Ein deutscher Kommunist
Aufgeblättert: Walter Ulbricht von Ilko-Sascha Kowalczuk
Von Sebastian Klauke
Der vorliegende Band ist der erste einer zweiteiligen Biografie; die voraussichtlich ebenso umfangreiche Fortsetzung ist für das Frühjahr 2024 angekündigt. Der eigentliche Text umfasst 779 Seiten, auf den restlichen Seiten finden sich die verwendeten Quellen und Anmerkungen, das Literaturverzeichnis sowie ein Abkürzungs-, Orts- und Namensregister. Die Lektüre lohnt sich.
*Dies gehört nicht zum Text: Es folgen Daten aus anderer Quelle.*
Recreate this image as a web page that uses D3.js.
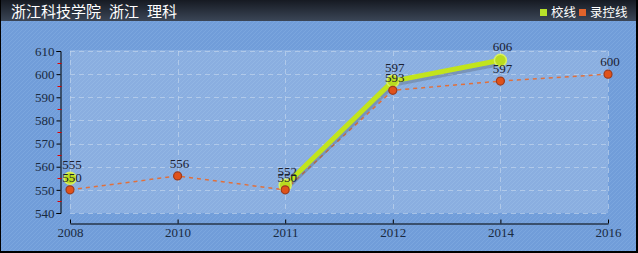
<!DOCTYPE html>
<html><head><meta charset="utf-8">
<script src="https://cdn.jsdelivr.net/npm/d3@7"></script>
<style>
html,body{margin:0;padding:0;background:#fff;}
svg{display:block;}
</style></head>
<body>
<script>
const titleParts = ["浙江科技学院", "浙江", "理科"];
const years = ["2008","2010","2011","2012","2014","2016"];
const schoolLine = [555, null, 552, 597, 606, null];
const controlLine = [550, 556, 550, 593, 597, 600];
const yTicks = [540, 550, 560, 570, 580, 590, 600, 610];
const legendNames = ["校线", "录控线"];

const W = 638, H = 253;
const svg = d3.select("body").append("svg").attr("width", W).attr("height", H);
const defs = svg.append("defs");

const g1 = defs.append("linearGradient").attr("id","tb").attr("x1",0).attr("y1",0).attr("x2",0).attr("y2",1);
g1.append("stop").attr("offset","0%").attr("stop-color","#161a22");
g1.append("stop").attr("offset","100%").attr("stop-color","#3b4657");

const pat = defs.append("pattern").attr("id","hatch").attr("patternUnits","userSpaceOnUse")
  .attr("width",4).attr("height",4);
pat.append("rect").attr("width",4).attr("height",4).attr("fill","#719dd9");
pat.append("path").attr("d","M0,4 L4,0 M-1,1 L1,-1 M3,5 L5,3").attr("stroke","#7ba6de").attr("stroke-width",1);

// background
svg.append("rect").attr("x",0).attr("y",0).attr("width",W).attr("height",H).attr("fill","#000");
svg.append("rect").attr("x",1).attr("y",21).attr("width",W-3).attr("height",H-23).attr("fill","url(#hatch)");
svg.append("rect").attr("x",1).attr("y",0).attr("width",W-3).attr("height",21).attr("fill","url(#tb)");

const titleX = [11, 109, 147];
titleParts.forEach((t,i)=>{
  svg.append("text").attr("x",titleX[i]).attr("y",17).attr("fill","#fff")
    .attr("font-family","'Noto Sans CJK SC', sans-serif").attr("font-size",15).text(t);
});

// legend
const legColors = ["#b7e12a","#e0632b"];
const legX = [540, 579];
legendNames.forEach((n,i)=>{
  svg.append("rect").attr("x",legX[i]).attr("y",9).attr("width",7).attr("height",7).attr("fill",legColors[i]);
  svg.append("text").attr("x",legX[i]+11).attr("y",17).attr("fill","#fff")
    .attr("font-family","'Noto Sans CJK SC', sans-serif").attr("font-size",12.5).text(n);
});

const x = d3.scalePoint().domain(years).range([70, 608]);
const y = d3.scaleLinear().domain([540, 610]).range([213, 51]);

// plot area
svg.append("rect").attr("x",70).attr("y",y(610)-1).attr("width",538).attr("height",y(540)-y(610)+1)
  .attr("fill","#ffffff").attr("fill-opacity",0.18);

const grid = svg.append("g").attr("stroke","#c8d8ee").attr("stroke-opacity",0.6).attr("stroke-dasharray","5,4").attr("stroke-width",1);
yTicks.forEach(t=>{
  grid.append("line").attr("x1",70).attr("x2",608).attr("y1",Math.round(y(t))+0.5).attr("y2",Math.round(y(t))+0.5);
});
years.forEach(yr=>{
  grid.append("line").attr("x1",Math.round(x(yr))+0.5).attr("x2",Math.round(x(yr))+0.5).attr("y1",y(610)).attr("y2",y(540));
});

// y axis
const yAxis = d3.axisLeft(y).tickValues(yTicks).tickSize(4).tickPadding(2);
const ya = svg.append("g").attr("transform","translate(60.5,0)").call(yAxis);
ya.select(".domain").attr("stroke","#000");
ya.selectAll("text").attr("font-family","'Liberation Serif', serif").attr("font-size",13).attr("fill","#1a2a40");
const minor = d3.range(545, 610, 10);
ya.selectAll(".minor").data(minor).enter().append("line").attr("class","minor")
  .attr("x1",-3).attr("x2",1).attr("y1",d=>Math.round(y(d))+0.5).attr("y2",d=>Math.round(y(d))+0.5)
  .attr("stroke","#e00000");

// x axis
const xAxis = d3.axisBottom(x).tickSize(-4).tickPadding(4).tickSizeOuter(0);
const xa = svg.append("g").attr("transform","translate(0,223.5)").call(xAxis);
xa.select(".domain").attr("stroke","#000");
xa.selectAll(".tick line").attr("y1",-4).attr("y2",0).attr("stroke","#000");
xa.selectAll("text").attr("font-family","'Liberation Serif', serif").attr("font-size",13).attr("fill","#1a2a40").attr("dy","0.71em");

// lines
const ctrl = years.map((yr,i)=>({yr, v: controlLine[i]}));
const sch = years.map((yr,i)=>({yr, v: schoolLine[i]}));
const line = d3.line().defined(d=>d.v!=null).x(d=>x(d.yr)).y(d=>y(d.v));

svg.append("path").datum(ctrl).attr("d",line).attr("fill","none")
  .attr("stroke","#e0703c").attr("stroke-width",1.5).attr("stroke-dasharray","4,4");

svg.append("path").datum(sch).attr("d",line).attr("fill","none")
  .attr("stroke","#556070").attr("stroke-opacity",0.35).attr("stroke-width",5)
  .attr("transform","translate(1,3)");
svg.append("path").datum(sch).attr("d",line).attr("fill","none")
  .attr("stroke","#c2e41c").attr("stroke-width",5).attr("stroke-linejoin","round");

// points
svg.selectAll(".sp").data(sch.filter(d=>d.v!=null)).enter().append("circle")
  .attr("cx",d=>x(d.yr)).attr("cy",d=>y(d.v)).attr("r",6)
  .attr("fill","#b9dc20").attr("stroke","#d8f060").attr("stroke-width",1.5);
svg.selectAll(".cp").data(ctrl).enter().append("circle")
  .attr("cx",d=>x(d.yr)).attr("cy",d=>y(d.v)).attr("r",4)
  .attr("fill","#e0521a").attr("stroke","#9c3a1c").attr("stroke-width",1.2);

// labels
const lblFont = "'Liberation Serif', serif";
svg.selectAll(".sl").data(sch.filter(d=>d.v!=null)).enter().append("text")
  .attr("x",d=>x(d.yr)+2).attr("y",d=>y(d.v)-9).attr("text-anchor","middle")
  .attr("font-family",lblFont).attr("font-size",13).attr("fill","#1a2030").text(d=>d.v);
svg.selectAll(".cl").data(ctrl).enter().append("text")
  .attr("x",d=>x(d.yr)+2).attr("y",d=>y(d.v)-8).attr("text-anchor","middle")
  .attr("font-family",lblFont).attr("font-size",13).attr("fill","#1a2030").text(d=>d.v);
</script>
</body></html>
Die Person Ulbrichts, der von 1950 bis 1971 an der Spitze des Zentralkomitees der SED stand und maßgeblich am Aufbau des Sozialismus in der DDR beteiligt war, wird umfassend dargestellt, und so manche Legende und übertriebene Darstellung – aus Ost wie West – wird genüsslich, meist mit wenigen Worten, zerpflückt. An allen heiklen Punkten seiner Darstellung, etwa in der Auseinandersetzung um das Wesen des Leninismus oder bei der Darstellung der Entwicklung der KPD, legt der Autor seinen Standpunkt klar und deutlich dar, so dass eine Diskussion immer möglich ist; nicht allen politischen Urteilen und Analysen mag man so folgen – näheres bleibt den Fachdiskussionen überlassen. Der Umfang der ausgewerteten Archivalien und die Menge der zugrundeliegenden Literatur nötigt Respekt ab; diese Tiefe ist selten anzutreffen. Bisweilen sprachlich salopp, ist der Band gerade wegen seiner transparenten Gliederung gut lesbar. Haltlose Spekulationen bleiben außen vor, mangelnde Quellenlage wird als solche benannt. Das Buch reiht sich ein in die seit Jahren anhaltende Welle gelungener linker Biografien. Die Vorfreude auf den zweiten Band ist groß.
Ilko-Sascha Kowalczuk: Walter Ulbricht. Der deutsche Kommunist (1893-1945). C. H. Beck, München 2023. 1006 Seiten, 58 EUR.